Part a: Calculate the average rate of change of volume between $t = 2$ and $t = 5$ minutes.

To find the average rate of change, we need to calculate $V(t)$ at both times, then use the average rate formula.

For $V(2)$:

$V(t) = 100 + 20t - t^2$

$V(2) = 100 + 20 \times 2 - (2)^2$

$= 136$ litres

For $V(5)$:

$V(t) = 100 + 20t - t^2$

$V(5) = 100 + 20(5) - (5)^2$

$= 175$ litres

For the average rate of change:

$\text{Average rate} = \frac{V(b) - V(a)}{b - a}$

$= \frac{V(5) - V(2)}{5 - 2}$

$= \frac{175 - 136}{3}$

$= \frac{39}{3}$

$= 13$ L/min

The average rate of change of volume is 13 L/min.

Part b: Calculate the instantaneous rate of change of volume at $t = 3$ minutes.

To find the instantaneous rate of change, we need to find the derivative $V'(t)$, then substitute $t = 3$.

$V(t) = 100 + 20t - t^2$

$V'(t) = 20 - 2t$

For the instantaneous rate of change at $t = 3$:

$V'(t) = 20 - 2t$

$V'(3) = 20 - 2(3)$

$= 14$

The instantaneous rate of change at $t = 3$ is 14 L/min.

Worked Example 2: Particle displacement

The displacement of a particle from an origin $O$ is given by $x = t^3 - 6t^2 + 9t + 1$ metres, where $t \geq 0$ is the time in seconds.

Part a: Calculate the initial velocity of the particle.

The initial velocity occurs at $t = 0$. First, find the velocity function by differentiating the displacement function.

$x = t^3 - 6t^2 + 9t + 1$

$\dot{x} = 3t^2 - 12t + 9$

For the initial velocity:

$\text{Velocity} = 3t^2 - 12t + 9$

$\text{Initial velocity} = 3 \times (0)^2 - 12 \times 0 + 9$

$= 9$ m/s

The initial velocity is 9 m/s.

Part b: Determine when the particle is momentarily at rest.

A particle is at rest when its velocity equals zero. We need to solve $\dot{x} = 0$ for $t$.

$\dot{x} = 3t^2 - 12t + 9$

$3t^2 - 12t + 9 = 0$

$3(t^2 - 4t + 3) = 0$

$3(t - 1)(t - 3) = 0$

$t = 1$ or $t = 3$

The particle is at rest at t = 1 s and t = 3 s.

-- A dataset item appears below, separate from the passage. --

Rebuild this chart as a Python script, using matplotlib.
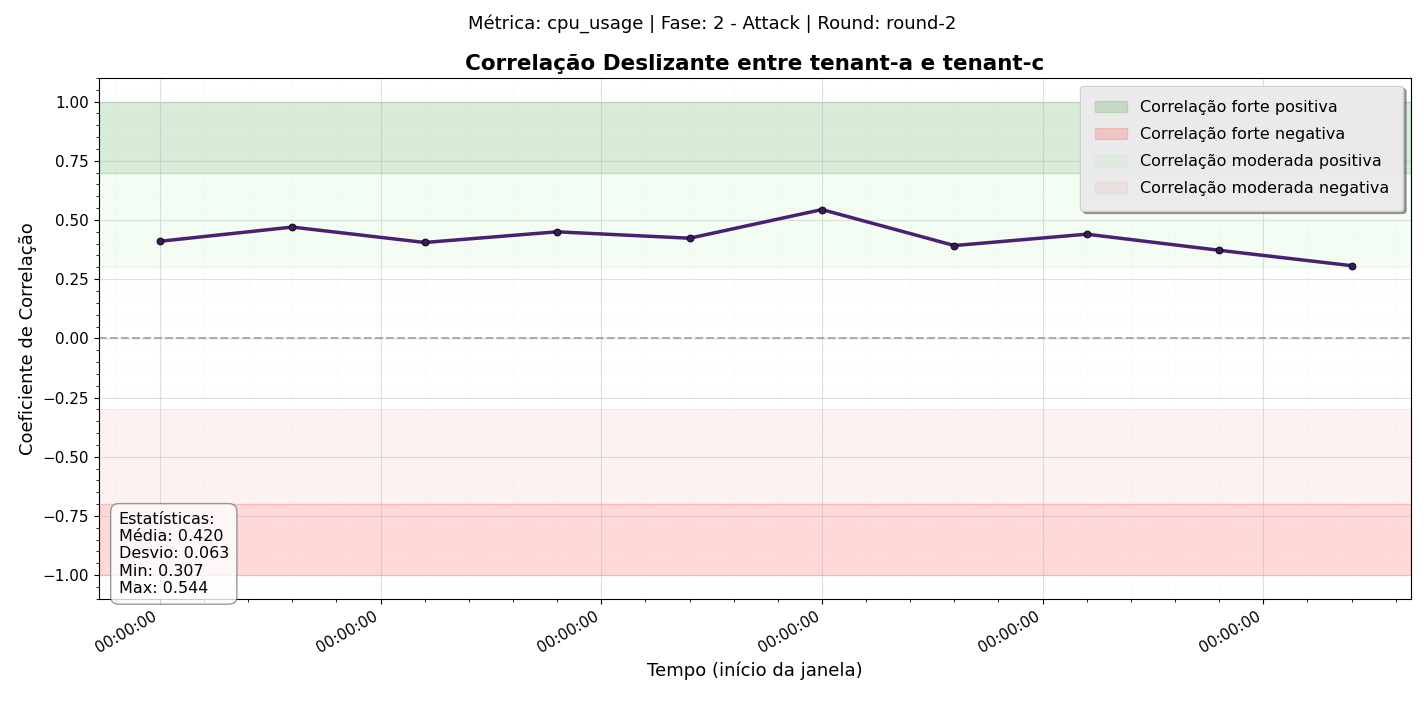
import matplotlib
matplotlib.use('Agg')
import matplotlib.pyplot as plt
import numpy as np

# janelas (indice) e correlacao
janelas = np.arange(10)
corr = [0.410, 0.470, 0.405, 0.450, 0.423, 0.544, 0.392, 0.440, 0.372, 0.307]
tick_pos = np.arange(0, 10, 5/3)
tick_labels = ['00:00:00'] * len(tick_pos)

fig, ax = plt.subplots(figsize=(14.24, 7.02), dpi=100)
fig.subplots_adjust(left=0.0695, right=0.991, top=0.889, bottom=0.147)

ax.axhspan(0.7, 1.0, color='green', alpha=0.15, label='Correlação forte positiva')
ax.axhspan(-1.0, -0.7, color='red', alpha=0.15, label='Correlação forte negativa')
ax.axhspan(0.3, 0.7, color='lightgreen', alpha=0.1, label='Correlação moderada positiva')
ax.axhspan(-0.7, -0.3, color='lightcoral', alpha=0.1, label='Correlação moderada negativa')
ax.axhline(0, color='gray', ls='--', alpha=0.6, lw=1.5)

ax.plot(janelas, corr, color='#4b1f73', lw=2.5, marker='o', ms=5,
        markerfacecolor='#3a1a5a', markeredgecolor='black', markeredgewidth=0.6)

ax.set_xlim(-0.46, 9.45)
ax.set_ylim(-1.1, 1.1)
ax.minorticks_on()
ax.set_xticks(tick_pos)
ax.set_xticklabels(tick_labels, rotation=30, ha='right')
ax.set_xticks(np.arange(-1/3, 9.5, 1/3), minor=True)
ax.tick_params(labelsize=11)
ax.grid(True, which='major', alpha=0.4)
ax.grid(True, which='minor', alpha=0.1, ls=':')

ax.set_xlabel('Tempo (início da janela)', fontsize=13)
ax.set_ylabel('Coeficiente de Correlação', fontsize=13)
ax.set_title('Correlação Deslizante entre tenant-a e tenant-c', fontsize=15.5, fontweight='bold')
fig.suptitle('Métrica: cpu_usage | Fase: 2 - Attack | Round: round-2', fontsize=13, y=0.98)

ax.legend(loc='upper right', fontsize=11.5, shadow=True, frameon=True, framealpha=0.9,
          facecolor='#f4f4f4', borderpad=0.9, labelspacing=0.75)

ax.text(0.015, 0.005, 'Estatísticas:\nMédia: 0.420\nDesvio: 0.063\nMin: 0.307\nMax: 0.544',
        transform=ax.transAxes, fontsize=11.5, va='bottom',
        bbox=dict(boxstyle='round,pad=0.5', facecolor='white', alpha=0.8, edgecolor='gray'))

fig.savefig('out.png', dpi=100)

Part c: Calculate the speed of the particle at $t = 2$ seconds.

Speed is the absolute value of velocity. We substitute $t = 2$ into the velocity function, then take the absolute value.

$\dot{x} = 3t^2 - 12t + 9$

$= 3 \times (2)^2 - 12 \times 2 + 9$

$= 12 - 24 + 9$

$= -3$ m/s

So the speed is $|\dot{x}| = |-3| = 3$ m/s.

The speed at $t = 2$ is 3 m/s.

Worked Example 3: Interpreting a velocity graph

The graph shows the velocity $v(t)$ of a particle over $8$ seconds.

Part a: When is the particle at rest?

A particle is at rest when its velocity is zero. On the graph, this occurs when the line crosses the $t$-axis.

The graph of $v(t)$ crosses the $t$-axis at $t = 2$ and $t = 8$. Therefore, the particle is at rest at 2 seconds and 8 seconds.

Part b: During which time interval(s) is the particle's speed decreasing?

Speed is decreasing when the graph of velocity is moving towards the $t$-axis, meaning when $|v(t)|$ is decreasing.

The graph of $v(t)$ is moving towards the $t$-axis in two intervals:

• From $t = 0$ to $t = 2$, the velocity decreases from $2$ to $0$
• From $t = 5$ to $t = 8$, the velocity increases from $-2$ to $0$. Although the velocity value is increasing, its magnitude (the speed) is decreasing from $2$ to $0$

Therefore, the speed is decreasing for 0 ≤ t < 2 and 5 < t ≤ 8.